Wire
Federal ownership in private firms would be cashed out
Senator Jon Husted’s proposal would end the government’s role as a shareholder and use the sale proceeds to shrink federal debt. It has been referred to the Homeland Security and Governmental Affairs Committee.
In the Senate, Ohio Republican Sen. Jon Husted wants Washington to cash out any equity stakes it holds in private companies and send the proceeds toward federal debt. For taxpayers, that means the government would stop treating those shares as a long-term investment and turn them into cash instead.
That matters because equity stakes tie taxpayers to a company’s ups and downs. The proposal would end that arrangement and push the government to convert those holdings into money for debt reduction.
From ownership to cash
The bill’s central idea is simple.
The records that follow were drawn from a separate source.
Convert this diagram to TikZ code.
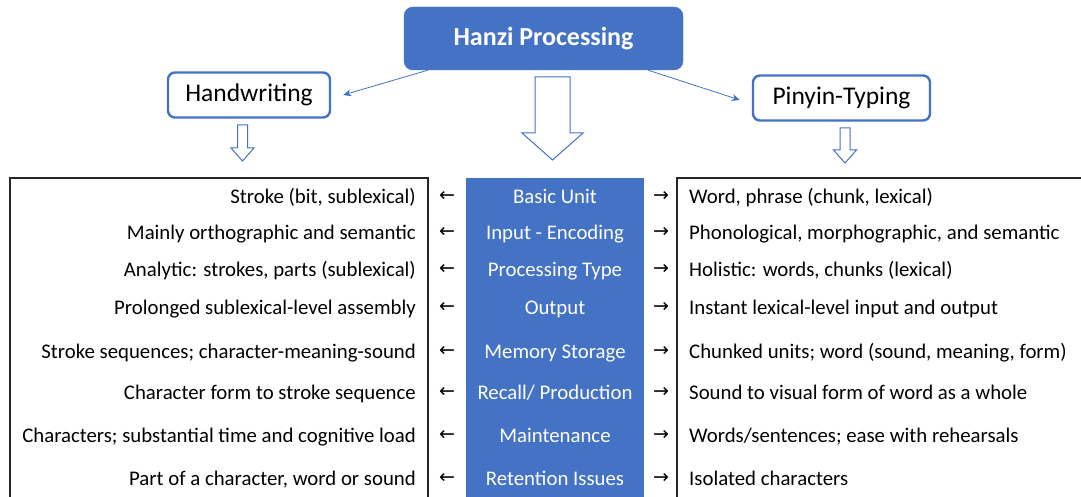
\documentclass[tikz,border=0pt]{standalone}
\usepackage{fontspec}
\setmainfont{Carlito}
\newfontfamily\arrowfont{DejaVu Sans}
\usetikzlibrary{calc,arrows.meta}
\definecolor{oblue}{HTML}{4472C4}
\tikzset{
  headbox/.style={draw=oblue,fill=oblue,rounded corners=9pt,minimum width=279pt,minimum height=63pt,text=white,font=\fontsize{26}{30}\selectfont\bfseries},
  subbox/.style={draw=oblue,line width=2.4pt,fill=white,rounded corners=7pt,minimum height=45pt,font=\fontsize{25.5}{30}\selectfont},
  thinarrow/.style={draw=oblue,line width=0.8pt,-{Stealth[length=8pt,width=7pt]}},
  hollow/.style={draw=oblue,line width=1pt,fill=white},
  lefttxt/.style={anchor=east,inner sep=0pt,font=\fontsize{20.8}{24}\selectfont},
  righttxt/.style={anchor=west,inner sep=0pt,font=\fontsize{20.8}{24}\selectfont},
  midtxt/.style={inner sep=0pt,text=white,font=\fontsize{20.8}{24}\selectfont},
  arr/.style={inner sep=0pt,font=\arrowfont\fontsize{19}{22}\selectfont},
  tableline/.style={draw=black!85,line width=1.2pt}
}
\begin{document}
\begin{tikzpicture}[x=1pt,y=-1pt]
\useasboundingbox (0,0) rectangle (1081,497);
\clip (0,0) rectangle (1081,497);
\fill[white] (0,0) rectangle (1081,497);
% top boxes
\node[headbox] (hanzi) at (543.5,38.5) {Hanzi Processing};
\node[subbox,minimum width=162pt] (hw) at (249,95) {Handwriting};
\node[subbox,minimum width=177pt] (py) at (841.5,98) {Pinyin-Typing};
\draw[thinarrow] ($(hanzi.south west)+(24,0)$) -- ($(hw.east)+(12,0)$);
\draw[thinarrow] ($(hanzi.south east)+(-35,0)$) -- ($(py.west)+(-12,2)$);
% hollow arrows
\draw[hollow] (237.5,125) -- (247.5,125) -- (247.5,148) -- (254,148) -- (242.5,161) -- (231,148) -- (237.5,148) -- cycle;
\draw[hollow] (535,77) -- (570,77) -- (570,133) -- (583,133) -- (552.5,160) -- (522,133) -- (535,133) -- cycle;
\draw[hollow] (840,128) -- (850,128) -- (850,150) -- (856.5,150) -- (845,163) -- (833.5,150) -- (840,150) -- cycle;
% table frames
\draw[tableline] (10,520) -- (10,178) -- (428,178) -- (428,520);
\fill[oblue] (466,178) rectangle (644,520);
\draw[tableline] (1100,178) -- (677,178) -- (677,520);
% rows
\foreach \y/\l/\m/\r [count=\i] in {
 199/{Stroke (bit, sublexical)}/{Basic Unit}/{Word, phrase (chunk, lexical)},
 235/{Mainly orthographic and semantic}/{Input - Encoding}/{Phonological, morphographic, and semantic},
 272/{Analytic: strokes, parts (sublexical)}/{Processing Type}/{Holistic: words, chunks (lexical)},
 310/{Prolonged sublexical-level assembly}/{Output}/{Instant lexical-level input and output},
 354/{Stroke sequences; character-meaning-sound}/{Memory Storage}/{Chunked units; word (sound, meaning, form)},
 395/{Character form to stroke sequence}/{Recall/ Production}/{Sound to visual form of word as a whole},
 438/{Characters; substantial time and cognitive load}/{Maintenance}/{Words/sentences; ease with rehearsals},
 481/{Part of a character, word or sound}/{Retention Issues}/{Isolated characters}
}{
 \node[lefttxt] (l\i) at (416,\y) {\strut\l};
 \node[arr] (la\i) at (447,\y-3) {←};
 \node[midtxt] (m\i) at (555,\y) {\strut\m};
 \node[arr] (ra\i) at (661,\y-3) {→};
 \node[righttxt] (r\i) at (689,\y) {\strut\r};
}
\end{tikzpicture}
\end{document}
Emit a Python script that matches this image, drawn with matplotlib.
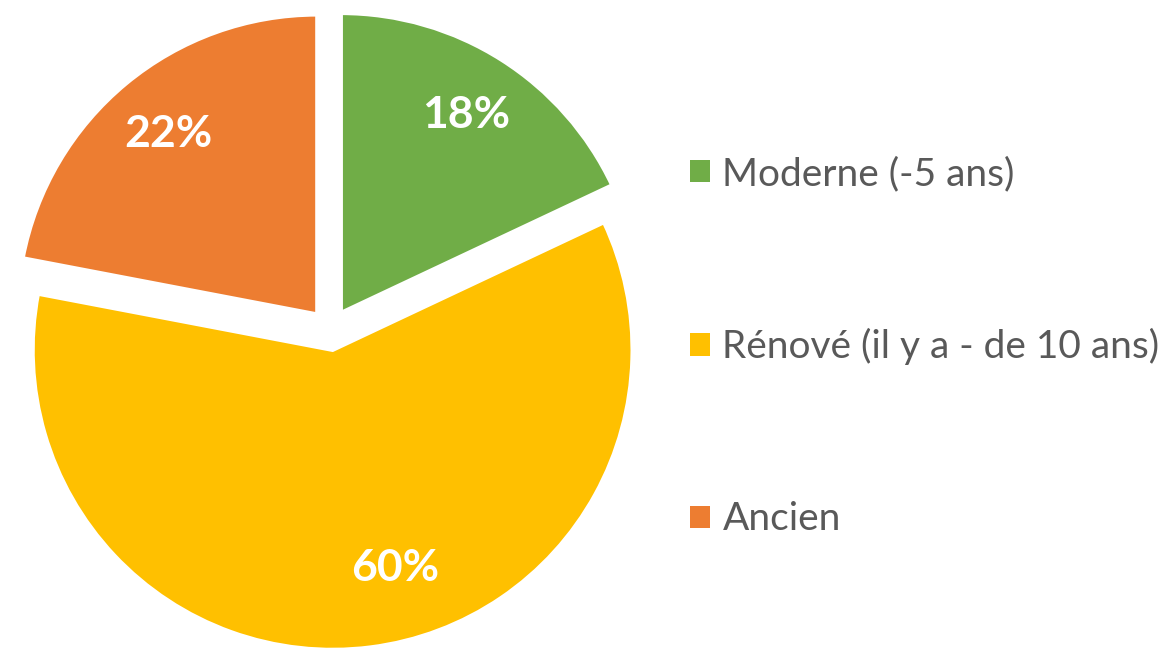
import matplotlib.pyplot as plt

# data
labels = ['Moderne (-5 ans)', 'Rénové (il y a - de 10 ans)', 'Ancien']
values = [18, 60, 22]
colors = ['#70AD47', '#FFC000', '#ED7D31']
explode = [0.067, 0.067, 0.067]

plt.rcParams['font.family'] = ['Lato', 'DejaVu Sans']

fig = plt.figure(figsize=(11.62, 6.53), dpi=100)
ax = fig.add_axes([0, 0, 1, 1])

wedges, texts, autotexts = ax.pie(
    values, colors=colors, explode=explode, startangle=90, counterclock=False,
    autopct='%1.0f%%', pctdistance=0.78, radius=1.0,
    wedgeprops=dict(edgecolor='white', linewidth=3),
    textprops=dict(color='white', fontsize=32, fontweight='bold'))
# Excel puts the big slice's label a bit right of its bisector
autotexts[1].set_position((0.217, -0.793))

ax.set_xlim(-1.1, 2.773)
ax.set_ylim(-1.077, 1.1)
ax.set_aspect('equal')
ax.axis('off')

leg = ax.legend(wedges, labels, loc='upper left', bbox_to_anchor=(0.594, 0.761),
                frameon=False, fontsize=28, labelspacing=3.5,
                handlelength=0.5, handleheight=0.5, handletextpad=0.33,
                borderaxespad=0, borderpad=0)
for t in leg.get_texts():
    t.set_color('#595959')
for h in leg.legend_handles:
    h.set_edgecolor('none')

fig.savefig('out.png', dpi=100)
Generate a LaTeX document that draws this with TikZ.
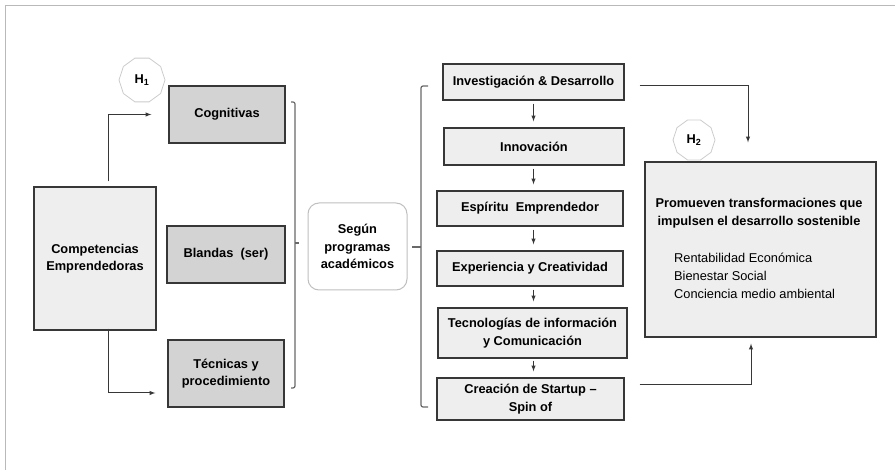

It says federal government equity stakes in private companies would be liquidated, and the money from those sales would be used to pay down the debt.
For companies with a federal stake, that would mean Washington exits the ownership position instead of remaining part owner. For readers, the practical question is whether the government should hold private-company shares as investments at all, or sell them and use the proceeds for a different public purpose.
What stays unclear
The proposal does not spell out which holdings would be covered, so its reach is not obvious from the title alone. What is clear is the direction of travel: out of private-company ownership and into debt reduction.